China is to build its largest nuclear power plant to date in Yangjiang, a city in the southern province of Guangdong. It will consist of six generating units with an installed capacity of 6 GW.

The project went into its planning stages in the mid-1990s followed by a feasibility review launched in 1996 by the China Guangdong Nuclear Power Group. Local demand is high – according to Hu Wenquan, general manager of CGNPG, electricity consumption in Guangdong province is steadily increasing, in fact in the first seven months this year, it grew by 18.1 % more than the same period last year. However, says Hu Wenquan, the power capacity of the province cannot meet the surge in demand.

The government of Yangjiang city is to set aside 48 ha (slightly less than one sq km) of land for the project, for which evacuation work is scheduled to begin at end-2003 or early next year.
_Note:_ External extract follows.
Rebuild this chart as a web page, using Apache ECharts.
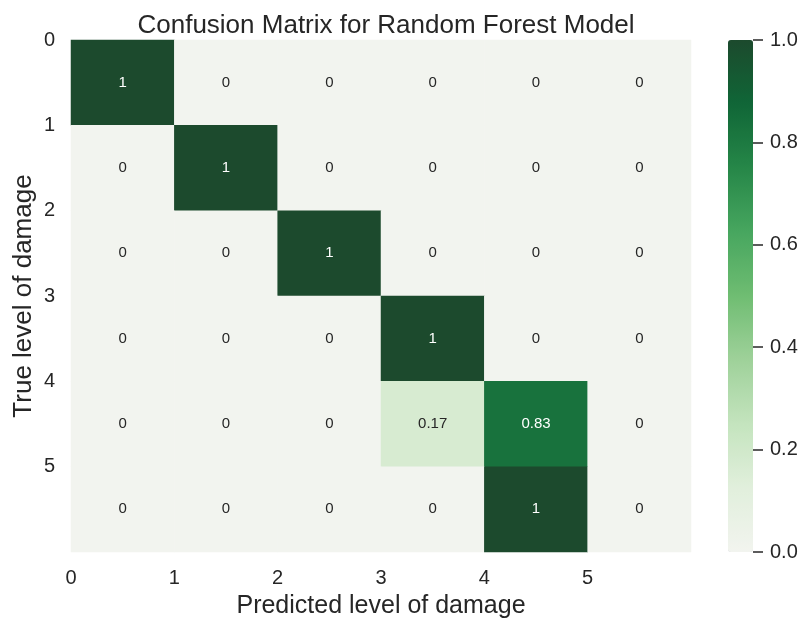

Gross investment is estmated to be US$8 billion, and the plant is expected to begin production within 15 to 20 years. The units will be built in several stages and a target date of 2006 has been set for first concrete of the first units. Companies from the United States, Japan and France, as well as Chinese companies, have expressed interest in bidding for the plant and have been asked to provide site plans for their various proposed designs so that allowances for different models can be made during the excavation work.

Yangjiang is considered an ideal construction site. It is embraced by mountains on three sides, which gives it a good microclimate, and can draw its coolant water from the the South China Sea. And it is considered that industries already established in the city can provide the plant with the necessary secondary services.